Ma ovviamente non c’è solo Pirandello. Come dimenticare Verga e un’attrice catanese doc adorata in città come Donatella Finocchiaro? E come dimenticare Sciascia, uno dei miei scrittori preferiti, affidato ad un regista catanese di qualità come Giovanni Anfuso e ad un interprete di classe come Giuseppe Pambieri?
Se dobbiamo tornare alla nostra identità non dimentichiamo però la drammaturgia contemporanea e lo facciamo con due testi molto diversi tra loro: uno, ad opera di Claudio Fava, celebra in modo antiretorico e per nulla convenzionale l’anniversario della morte di Borsellino; l’altro, ad opera del premio Nobel Mario Vargas Llosa, traduce in teatro alcuni episodi del Decamerone e implicitamente ricorda l’uscita da una pandemia, un segno bene augurante per la prima stagione post Covid. Anche in queste due produzioni sono in vista talenti catanesi come David Coco e Angelo Tosto.

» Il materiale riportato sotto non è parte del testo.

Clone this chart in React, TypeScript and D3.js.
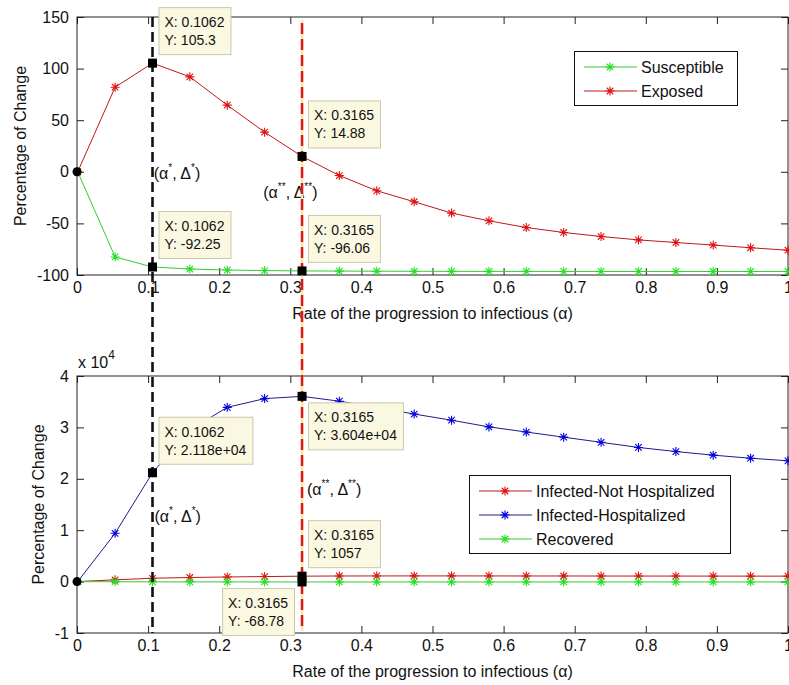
import React, { useEffect, useRef } from 'react';
import * as d3 from 'd3';

// rate of progression values (x) shared by every series
const alpha = [0.001, 0.0536, 0.1062, 0.1587, 0.2113, 0.2639, 0.3165, 0.369, 0.4216, 0.4742,
    0.5268, 0.5794, 0.6319, 0.6845, 0.7371, 0.7897, 0.8423, 0.8948, 0.9474, 1.0];

// top panel
const susceptible = [0, -82.5, -92.25, -94.2, -95.2, -95.7, -96.06, -96.2, -96.3, -96.4,
    -96.45, -96.5, -96.5, -96.55, -96.55, -96.6, -96.6, -96.6, -96.6, -96.6];
const exposed = [0, 82, 105.3, 92, 64.6, 38.4, 14.88, -3.6, -18.4, -29,
    -40, -47.5, -54, -58.8, -62.7, -66, -68.5, -71, -73.6, -76];

// bottom panel
const notHospitalized = [0, 350, 650, 800, 900, 980, 1057, 1090, 1100, 1105,
    1105, 1100, 1095, 1090, 1085, 1080, 1075, 1070, 1065, 1060];
const hospitalized = [0, 9400, 21180, 29500, 33900, 35600, 36040, 35100, 33900, 32600,
    31400, 30100, 29100, 28100, 27100, 26100, 25300, 24600, 24000, 23500];
const recovered = [0, -25, -48, -58, -64, -67, -68.78, -69.8, -70.3, -70.6,
    -70.8, -70.9, -71, -71, -71, -71, -71, -71, -71, -71];

const xTicks = [0, 0.1, 0.2, 0.3, 0.4, 0.5, 0.6, 0.7, 0.8, 0.9, 1];
const topYTicks = [-100, -50, 0, 50, 100, 150];
const bottomYTicks = [-10000, 0, 10000, 20000, 30000, 40000];

const alphaStar = 0.1062;
const alphaStarStar = 0.3165;

const topTips = [
    { x: 0.1062, y: 105.3, label: '105.3' },
    { x: 0.3165, y: 14.88, label: '14.88' },
    { x: 0.1062, y: -92.25, label: '-92.25' },
    { x: 0.3165, y: -96.06, label: '-96.06' },
];
const bottomTips = [
    { x: 0.1062, y: 21180, label: '2.118e+04' },
    { x: 0.3165, y: 36040, label: '3.604e+04' },
    { x: 0.3165, y: 1057, label: '1057' },
    { x: 0.3165, y: -68.78, label: '-68.78' },
];
const topTipPlace = ['ne', 'ne', 'ne', 'ne'];
const bottomTipPlace = ['ne', 'se', 'ne', 'sw'];

const topNotes = [
    { x: 0.108, y: -1, sup: '*' },
    { x: 0.262, y: -19.5, sup: '**' },
];
const bottomNotes = [
    { x: 0.109, y: 12800, sup: '*' },
    { x: 0.3235, y: 18000, sup: '**' },
];

const FONT = 'Liberation Sans, Arial, sans-serif';
const RED = { line: '#c01818', mark: '#e01010' };
const GREEN = { line: '#33cc33', mark: '#22e022' };
const BLUE = { line: '#1c1c90', mark: '#0000e0' };

const App = () => {
    const ref = useRef<SVGSVGElement>(null);

    useEffect(() => {
        const width = 789;
        const height = 685;
        const left = 77;
        const right = 788;
        const svg = d3.select(ref.current);
        svg.selectAll('*').remove();
        svg.attr('width', width).attr('height', height);

        svg.append('rect').attr('width', width).attr('height', height).attr('fill', 'white');

        const x = d3.scaleLinear().domain([0, 1]).range([left, right]);

        const star = (g, cx, cy, color) => {
            const r = 4.5;
            const d = r * 0.72;
            const p = `M${cx - r},${cy}L${cx + r},${cy}M${cx},${cy - r}L${cx},${cy + r}` +
                `M${cx - d},${cy - d}L${cx + d},${cy + d}M${cx - d},${cy + d}L${cx + d},${cy - d}`;
            g.append('path').attr('d', p).attr('stroke', color).attr('stroke-width', 1.1).attr('fill', 'none');
        };

        const panel = (top, bottom, yDomain, yTicks, yFmt, series, ylabelX) => {
            const y = d3.scaleLinear().domain(yDomain).range([bottom, top]);
            const g = svg.append('g');

            // axes with inward ticks on all four sides
            const styleAxis = (a) => {
                a.select('.domain').remove();
                a.selectAll('line').attr('stroke', '#222');
                a.selectAll('text').attr('font-family', FONT).attr('font-size', 16).attr('fill', '#111');
            };
            g.append('g').attr('transform', `translate(0,${bottom})`)
                .call(d3.axisBottom(x).tickValues(xTicks).tickSize(-7).tickSizeOuter(0).tickPadding(7)
                    .tickFormat(d => String(d)))
                .call(styleAxis);
            g.append('g').attr('transform', `translate(0,${top})`)
                .call(d3.axisTop(x).tickValues(xTicks).tickSize(-7).tickSizeOuter(0).tickFormat(() => ''))
                .call(styleAxis);
            g.append('g').attr('transform', `translate(${left},0)`)
                .call(d3.axisLeft(y).tickValues(yTicks).tickSize(-7).tickSizeOuter(0).tickPadding(8)
                    .tickFormat(yFmt))
                .call(styleAxis);
            g.append('g').attr('transform', `translate(${right},0)`)
                .call(d3.axisRight(y).tickValues(yTicks).tickSize(-7).tickSizeOuter(0).tickFormat(() => ''))
                .call(styleAxis);

            g.append('rect').attr('x', left).attr('y', top).attr('width', right - left).attr('height', bottom - top)
                .attr('fill', 'none').attr('stroke', '#222').attr('stroke-width', 1);

            // curves
            const line = d3.line().x(d => x(d[0])).y(d => y(d[1]));
            series.forEach(s => {
                const pts = alpha.map((a, i) => [a, s.values[i]]);
                g.append('path').attr('d', line(pts)).attr('fill', 'none')
                    .attr('stroke', s.color.line).attr('stroke-width', 1);
                pts.forEach(p => star(g, x(p[0]), y(p[1]), s.color.mark));
            });

            // origin marker
            g.append('circle').attr('cx', x(0)).attr('cy', y(0)).attr('r', 4.5).attr('fill', 'black');

            g.append('text')
                .attr('transform', `translate(${ylabelX},${(top + bottom) / 2}) rotate(-90)`)
                .attr('text-anchor', 'middle').attr('dominant-baseline', 'central')
                .attr('font-family', FONT).attr('font-size', 16).attr('fill', '#111')
                .text('Percentage of Change');

            g.append('text')
                .attr('x', (left + right) / 2).attr('y', bottom + 38)
                .attr('text-anchor', 'middle').attr('dominant-baseline', 'central')
                .attr('font-family', FONT).attr('font-size', 16).attr('fill', '#111')
                .text('Rate of the progression to infectious (\u03b1)');

            return y;
        };

        const yTop = panel(17, 275, [-100, 150], topYTicks, d => String(d),
            [{ values: susceptible, color: GREEN }, { values: exposed, color: RED }], 20);
        const yBot = panel(376, 633, [-10000, 40000], bottomYTicks, d => String(d / 10000),
            [{ values: notHospitalized, color: RED }, { values: hospitalized, color: BLUE }, { values: recovered, color: GREEN }], 38);

        // x 10^4 exponent
        const ex = svg.append('text').attr('x', 78).attr('y', 368)
            .attr('font-family', FONT).attr('font-size', 16).attr('fill', '#111');
        ex.append('tspan').text('x 10');
        ex.append('tspan').attr('font-size', 12).attr('dy', -9).text('4');

        // (alpha, delta) notes
        const note = (yScale, n) => {
            const t = svg.append('text').attr('x', x(n.x)).attr('y', yScale(n.y) + 6)
                .attr('font-family', FONT).attr('font-size', 16).attr('fill', '#111');
            t.append('tspan').text('(\u03b1');
            t.append('tspan').attr('font-size', 10).attr('dy', -8).text(n.sup);
            t.append('tspan').attr('dy', 8).text(', \u0394');
            t.append('tspan').attr('font-size', 10).attr('dy', -8).text(n.sup);
            t.append('tspan').attr('dy', 8).text(')');
        };
        topNotes.forEach(n => note(yTop, n));
        bottomNotes.forEach(n => note(yBot, n));

        // vertical reference lines through both panels
        svg.append('line').attr('x1', x(alphaStarStar)).attr('x2', x(alphaStarStar)).attr('y1', 20).attr('y2', 631)
            .attr('stroke', '#f1e9b0').attr('stroke-width', 2.5);
        svg.append('line').attr('x1', x(alphaStarStar)).attr('x2', x(alphaStarStar)).attr('y1', 20).attr('y2', 631)
            .attr('stroke', '#e01818').attr('stroke-width', 2.5).attr('stroke-dasharray', '11,5')
            .attr('stroke-dashoffset', -3);
        svg.append('line').attr('x1', x(alphaStar)).attr('x2', x(alphaStar)).attr('y1', 17).attr('y2', 633)
            .attr('stroke', '#111').attr('stroke-width', 2.6).attr('stroke-dasharray', '10,5');

        // data tips
        const tip = (yScale, t, place) => {
            const px = x(t.x);
            const py = yScale(t.y);
            svg.append('rect').attr('x', px - 4.5).attr('y', py - 4.5).attr('width', 9).attr('height', 9)
                .attr('fill', 'black');
            const g = svg.append('g');
            const box = g.append('rect').attr('fill', '#fbf8e2').attr('stroke', '#cbc7aa').attr('stroke-width', 1);
            const t1 = g.append('text').attr('font-family', FONT).attr('font-size', 14).attr('fill', '#111')
                .text(`X: ${t.x}`);
            const t2 = g.append('text').attr('font-family', FONT).attr('font-size', 14).attr('fill', '#111')
                .text(`Y: ${t.label}`);
            const w = Math.max(t1.node().getComputedTextLength(), t2.node().getComputedTextLength()) + 12;
            const h = 47;
            const bx = place === 'sw' ? px - 8 - w : px + 6;
            const by = place === 'ne' ? py - 56 : py + 6;
            box.attr('x', bx + 0.5).attr('y', by + 0.5).attr('width', w).attr('height', h);
            t1.attr('x', bx + 6).attr('y', by + 20);
            t2.attr('x', bx + 6).attr('y', by + 38);
        };
        topTips.forEach((t, i) => tip(yTop, t, topTipPlace[i]));
        bottomTips.forEach((t, i) => tip(yBot, t, bottomTipPlace[i]));

        // legends
        const legend = (bx, by, w, h, items) => {
            const g = svg.append('g');
            g.append('rect').attr('x', bx + 0.5).attr('y', by + 0.5).attr('width', w).attr('height', h)
                .attr('fill', 'white').attr('stroke', '#111').attr('stroke-width', 1);
            items.forEach((it, i) => {
                const yy = by + 16 + i * 24;
                g.append('line').attr('x1', bx + 10).attr('x2', bx + 63).attr('y1', yy).attr('y2', yy)
                    .attr('stroke', it.color.line).attr('stroke-width', 1);
                star(g, bx + 36, yy, it.color.mark);
                g.append('text').attr('x', bx + 67).attr('y', yy).attr('dominant-baseline', 'central')
                    .attr('font-family', FONT).attr('font-size', 16).attr('fill', '#111').text(it.name);
            });
        };
        legend(574, 51, 163, 54, [
            { name: 'Susceptible', color: GREEN },
            { name: 'Exposed', color: RED },
        ]);
        legend(469, 475, 261, 78, [
            { name: 'Infected-Not Hospitalized', color: RED },
            { name: 'Infected-Hospitalized', color: BLUE },
            { name: 'Recovered', color: GREEN },
        ]);
    }, []);

    return (
        <svg ref={ref} style={{ position: 'absolute', left: 0, top: 0, display: 'block' }}></svg>
    );
};

export default App;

Conclude la stagione un bagno nelle origini del TSC: L’altalena di Martoglio con un squadra di fuoriclasse catanesi come Tuccio Musumeci, Mirko Magistro e Guia Jelo.

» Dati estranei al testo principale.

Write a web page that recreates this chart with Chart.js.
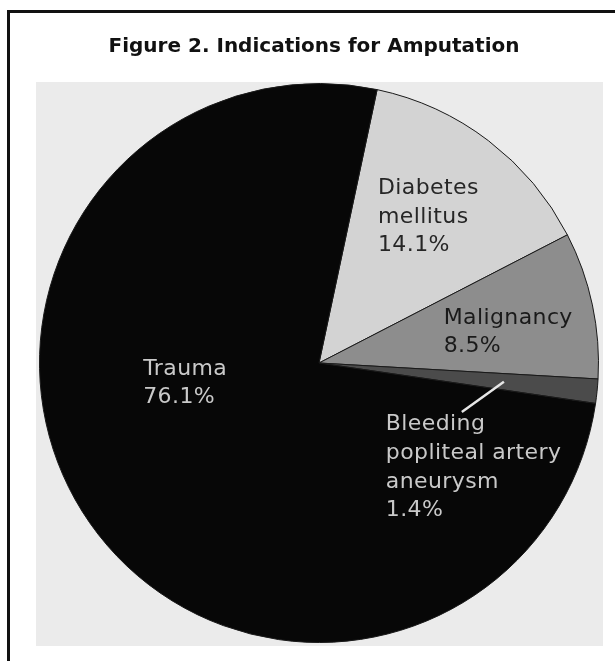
<!DOCTYPE html>
<html>
<head>
<meta charset="utf-8">
<script src="https://cdn.jsdelivr.net/npm/chart.js@4.4.1/dist/chart.umd.min.js"></script>
<style>
  html,body{margin:0;padding:0;background:#fff;}
  #wrap{width:615px;height:661px;position:relative;}
</style>
</head>
<body>
<div id="wrap"><canvas id="pie" width="615" height="661"></canvas></div>
<script>
// Figure 2 - indications for amputation, pie drawn by Chart.js, labels by a small plugin
const titleText = 'Figure 2. Indications for Amputation';
const categories = ['Diabetes mellitus', 'Malignancy', 'Bleeding popliteal artery aneurysm', 'Trauma'];
const shares = [14.1, 8.5, 1.4, 76.1];
const labelLines = [
  ['Diabetes', 'mellitus', '14.1%'],
  ['Malignancy', '8.5%'],
  ['Bleeding', 'popliteal artery', 'aneurysm', '1.4%'],
  ['Trauma', '76.1%']
];
const sliceColors = ['#d3d3d3', '#8d8d8d', '#4b4b4b', '#070707'];
const textColors = ['#262626', '#1a1a1a', '#c9c9c9', '#c9c9c9'];

// label start points as fractions of the radius from the pie centre (x right, y down)
const labelSpots = [[0.211, -0.625], [0.446, -0.161], [0.239, 0.221], [-0.629, 0.021]];
const leaderEnd = [0.511, 0.175]; // only the small slice gets a pointer

const pagePlugin = {
  id: 'page',
  beforeDraw(chart){
    const c = chart.ctx;
    c.save();
    c.fillStyle = '#fff';
    c.fillRect(0, 0, chart.width, chart.height);
    // gray photo box behind the pie
    c.fillStyle = '#ebebeb';
    c.fillRect(36, 82, 567, 564);
    // frame, only left and top edges are in view
    c.strokeStyle = '#111';
    c.lineWidth = 3;
    c.beginPath();
    c.moveTo(8.5, chart.height);
    c.lineTo(8.5, 11.5);
    c.lineTo(chart.width, 11.5);
    c.stroke();
    c.fillStyle = '#111';
    c.font = 'bold 20px "DejaVu Sans"';
    c.textAlign = 'center';
    c.textBaseline = 'alphabetic';
    c.fillText(titleText, 314, 52);
    c.restore();
  },
  afterDatasetsDraw(chart){
    const c = chart.ctx;
    const arcs = chart.getDatasetMeta(0).data;
    if(!arcs.length) return;
    const cx = arcs[0].x, cy = arcs[0].y, r = arcs[0].outerRadius;
    c.save();
    // leader line for the bleeding slice
    const b = arcs[2];
    const mid = (b.startAngle + b.endAngle) / 2;
    c.strokeStyle = '#e6e6e6';
    c.lineWidth = 2.5;
    c.beginPath();
    c.moveTo(cx + Math.cos(mid) * r * 0.665, cy + Math.sin(mid) * r * 0.665);
    c.lineTo(cx + leaderEnd[0] * r, cy + leaderEnd[1] * r);
    c.stroke();
    c.font = '22px "DejaVu Sans"';
    c.letterSpacing = '0.4px';
    c.textAlign = 'left';
    c.textBaseline = 'middle';
    const lh = r * 0.102;
    labelLines.forEach((lines, i) => {
      c.fillStyle = textColors[i];
      const x = cx + labelSpots[i][0] * r;
      const y = cy + labelSpots[i][1] * r;
      lines.forEach((t, k) => c.fillText(t, x, y + k * lh));
    });
    c.restore();
  }
};

new Chart(document.getElementById('pie'), {
  type: 'pie',
  data: {
    labels: categories,
    datasets: [{
      data: shares,
      backgroundColor: sliceColors,
      borderColor: '#1a1a1a',
      borderWidth: 1
    }]
  },
  options: {
    responsive: false,
    animation: false,
    rotation: 12,
    layout: {padding: {left: 39, right: 16, top: 83, bottom: 18}},
    plugins: {
      legend: {display: false},
      tooltip: {enabled: false},
      title: {display: false}
    }
  },
  plugins: [pagePlugin]
});
</script>
</body>
</html>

Copruduciamo con il Teatro della Città due spettacoli e collaboriamo con il suo direttore, l’amico Orazio Torrisi, ma siamo pronti a collaborazioni con ogni Teatro catanese oltre alla grande alleanza con il Biondo di Palermo.

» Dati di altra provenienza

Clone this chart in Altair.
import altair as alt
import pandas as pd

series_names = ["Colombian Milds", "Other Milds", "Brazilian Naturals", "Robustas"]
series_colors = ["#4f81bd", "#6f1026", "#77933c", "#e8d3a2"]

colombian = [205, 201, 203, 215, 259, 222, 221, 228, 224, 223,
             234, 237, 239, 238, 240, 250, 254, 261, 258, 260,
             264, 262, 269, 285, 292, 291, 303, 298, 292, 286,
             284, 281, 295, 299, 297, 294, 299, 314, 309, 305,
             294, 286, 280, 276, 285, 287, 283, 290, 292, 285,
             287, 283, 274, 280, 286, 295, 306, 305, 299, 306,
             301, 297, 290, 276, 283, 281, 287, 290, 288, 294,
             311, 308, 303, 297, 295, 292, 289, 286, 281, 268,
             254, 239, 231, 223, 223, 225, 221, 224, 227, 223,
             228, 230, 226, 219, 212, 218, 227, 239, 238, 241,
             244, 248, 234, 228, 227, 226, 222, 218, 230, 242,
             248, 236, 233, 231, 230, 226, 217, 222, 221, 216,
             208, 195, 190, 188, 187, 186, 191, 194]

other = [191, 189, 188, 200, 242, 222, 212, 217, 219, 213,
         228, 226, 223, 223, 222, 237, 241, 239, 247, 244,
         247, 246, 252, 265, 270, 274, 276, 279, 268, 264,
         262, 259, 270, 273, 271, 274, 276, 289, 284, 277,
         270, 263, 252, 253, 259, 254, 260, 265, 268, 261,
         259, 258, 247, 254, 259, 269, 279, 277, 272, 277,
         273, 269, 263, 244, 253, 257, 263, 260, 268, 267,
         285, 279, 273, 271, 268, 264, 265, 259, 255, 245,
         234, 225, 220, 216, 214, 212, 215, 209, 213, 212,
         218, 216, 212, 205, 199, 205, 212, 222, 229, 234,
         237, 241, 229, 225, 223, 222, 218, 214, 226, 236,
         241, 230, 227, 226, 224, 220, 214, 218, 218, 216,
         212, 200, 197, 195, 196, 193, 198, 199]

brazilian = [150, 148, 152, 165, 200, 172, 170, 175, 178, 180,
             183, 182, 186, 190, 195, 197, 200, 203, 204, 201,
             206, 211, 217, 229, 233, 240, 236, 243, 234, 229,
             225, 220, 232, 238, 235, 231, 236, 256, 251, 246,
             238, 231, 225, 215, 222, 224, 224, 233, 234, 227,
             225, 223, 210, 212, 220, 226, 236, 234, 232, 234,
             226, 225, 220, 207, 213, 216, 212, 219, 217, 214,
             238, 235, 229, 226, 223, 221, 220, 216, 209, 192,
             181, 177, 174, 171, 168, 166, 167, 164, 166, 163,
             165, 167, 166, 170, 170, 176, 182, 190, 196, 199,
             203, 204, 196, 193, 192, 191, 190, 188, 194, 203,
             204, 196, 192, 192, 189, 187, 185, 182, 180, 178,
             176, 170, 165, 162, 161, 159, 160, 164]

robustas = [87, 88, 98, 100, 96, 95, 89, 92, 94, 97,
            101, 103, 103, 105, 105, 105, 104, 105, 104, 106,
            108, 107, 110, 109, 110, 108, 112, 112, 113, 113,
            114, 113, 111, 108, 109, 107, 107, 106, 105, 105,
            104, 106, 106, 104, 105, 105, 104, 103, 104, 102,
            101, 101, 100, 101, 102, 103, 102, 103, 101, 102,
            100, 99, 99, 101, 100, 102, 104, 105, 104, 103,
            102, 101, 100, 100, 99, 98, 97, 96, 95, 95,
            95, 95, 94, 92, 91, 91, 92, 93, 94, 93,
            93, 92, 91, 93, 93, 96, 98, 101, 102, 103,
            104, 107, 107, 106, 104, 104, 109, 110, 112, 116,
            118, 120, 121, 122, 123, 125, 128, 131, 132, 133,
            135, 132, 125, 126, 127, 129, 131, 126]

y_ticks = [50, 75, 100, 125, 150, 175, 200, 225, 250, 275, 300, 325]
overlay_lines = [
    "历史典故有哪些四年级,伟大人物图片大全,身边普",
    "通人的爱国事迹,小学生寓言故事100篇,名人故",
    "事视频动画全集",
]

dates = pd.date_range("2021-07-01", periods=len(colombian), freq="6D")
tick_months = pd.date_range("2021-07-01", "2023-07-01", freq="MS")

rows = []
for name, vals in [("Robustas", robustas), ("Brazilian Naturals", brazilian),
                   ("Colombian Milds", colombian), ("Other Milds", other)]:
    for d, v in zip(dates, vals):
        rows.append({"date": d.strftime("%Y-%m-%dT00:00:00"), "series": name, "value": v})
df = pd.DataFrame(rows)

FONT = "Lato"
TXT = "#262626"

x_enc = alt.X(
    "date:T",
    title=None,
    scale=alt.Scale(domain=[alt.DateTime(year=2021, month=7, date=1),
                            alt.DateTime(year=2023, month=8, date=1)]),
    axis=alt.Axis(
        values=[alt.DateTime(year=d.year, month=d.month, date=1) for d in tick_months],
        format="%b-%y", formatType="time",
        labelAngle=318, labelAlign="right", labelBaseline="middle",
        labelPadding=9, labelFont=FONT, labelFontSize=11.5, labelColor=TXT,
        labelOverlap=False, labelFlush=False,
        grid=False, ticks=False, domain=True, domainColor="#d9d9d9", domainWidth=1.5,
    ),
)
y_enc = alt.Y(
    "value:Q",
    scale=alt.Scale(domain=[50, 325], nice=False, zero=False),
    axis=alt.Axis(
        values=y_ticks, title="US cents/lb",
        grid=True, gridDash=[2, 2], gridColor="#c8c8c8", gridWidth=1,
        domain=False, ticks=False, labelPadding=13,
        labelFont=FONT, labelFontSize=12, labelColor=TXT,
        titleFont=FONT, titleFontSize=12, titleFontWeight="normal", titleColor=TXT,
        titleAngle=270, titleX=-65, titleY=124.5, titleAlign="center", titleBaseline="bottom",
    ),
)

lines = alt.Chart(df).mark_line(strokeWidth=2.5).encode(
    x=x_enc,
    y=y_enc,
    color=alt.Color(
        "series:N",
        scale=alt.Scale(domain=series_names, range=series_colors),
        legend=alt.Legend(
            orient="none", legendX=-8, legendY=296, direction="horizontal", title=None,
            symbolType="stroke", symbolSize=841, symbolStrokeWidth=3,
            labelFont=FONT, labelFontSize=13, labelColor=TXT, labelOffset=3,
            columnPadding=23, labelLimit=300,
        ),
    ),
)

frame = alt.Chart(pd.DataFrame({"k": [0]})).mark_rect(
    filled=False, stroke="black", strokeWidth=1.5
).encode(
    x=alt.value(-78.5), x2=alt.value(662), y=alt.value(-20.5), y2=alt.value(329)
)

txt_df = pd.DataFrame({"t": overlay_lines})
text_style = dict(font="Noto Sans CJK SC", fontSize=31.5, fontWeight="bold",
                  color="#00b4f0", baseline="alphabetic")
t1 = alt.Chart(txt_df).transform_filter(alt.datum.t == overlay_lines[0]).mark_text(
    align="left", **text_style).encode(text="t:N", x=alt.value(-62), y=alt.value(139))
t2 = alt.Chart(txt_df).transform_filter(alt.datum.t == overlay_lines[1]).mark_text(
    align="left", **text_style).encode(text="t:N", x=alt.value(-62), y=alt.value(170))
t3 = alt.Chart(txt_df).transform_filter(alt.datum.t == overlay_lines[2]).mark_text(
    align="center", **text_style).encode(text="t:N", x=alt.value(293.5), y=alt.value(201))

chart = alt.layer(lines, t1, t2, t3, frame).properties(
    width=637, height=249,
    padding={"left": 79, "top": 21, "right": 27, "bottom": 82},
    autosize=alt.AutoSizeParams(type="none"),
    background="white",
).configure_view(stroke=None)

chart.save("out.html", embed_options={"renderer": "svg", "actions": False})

Significativa anche la coproduzione con Scenario Pubblico per lo spettacolo Kristo, nuova creazione di Roberto Zappalà.
Un teatro stabile si basa innanzitutto sulle sue produzioni ma la nostra rinascita deve essere principalmente il ritorno del nostro pubblico, dei nostri abbonati che da quattordici mila sono arrivati a meno di mille. Speriamo che nomi come Gabriele Lavia, genius loci, Andrea Camilleri, Pamela Villoresi, Giovanni Esposito, Emilio Solfrizzi, Guglielmo Ferro, possano farci recuperare parte del pubblico che negli anni abbiamo perso. Lo possiamo sperare anche perché offriamo a quel gruppo di abbonati (eroici !) che hanno resistito e ai molti che vogliamo recuperare una sala più confortevole, che sarà calda d’inverno e fresca d’estate (e non l’inverso, com’era finora) con poltrone nuove , ben diverse da quelle a dir poco spartane che c’erano finora. In vent’anni di direzione di Teatri molto raramente ho sostituito un titolo una volta annunciato e sempre per responsabilità altrui. Prometto quindi al pubblico che non si troverà più di fronte a cattive sorprese.
Dobbiamo questo riscatto alla nostra città e alla nostra regione. Bisogna anche porre la speciale questione meridionale del Teatro. Infatti la galleria di autori e attori del sud surclassa quella di ogni altra zona d’Italia. Cosa sarebbe il nostro novecento teatrale senza Pirandello ed Eduardo, senza Totò e Turi Ferro, senza la marea di aspiranti attori che popolano la Sicilia e la Campania?
Eppure solo un teatro nazionale è nato sotto Roma, il nostro Teatro ha perso posizioni ministeriali e da molti anni lo Stabile non effettua quelle tournée internazionali che davano lustro alla Sicilia e che erano quasi abituali negli anni d’oro. Catania e la Sicilia non meritano questa decadenza e i teatri della Regione devono tutti, ad iniziare dai due Stabili, allearsi per costituire un polo di eccellenza . Ci sono purtroppo molti aspetti della vita italiana in cui questi poli sono situati al nord. Quando capita che qualcosa la facciamo meglio noi abbiamo il diritto / dovere di far sentire alta la nostra voce.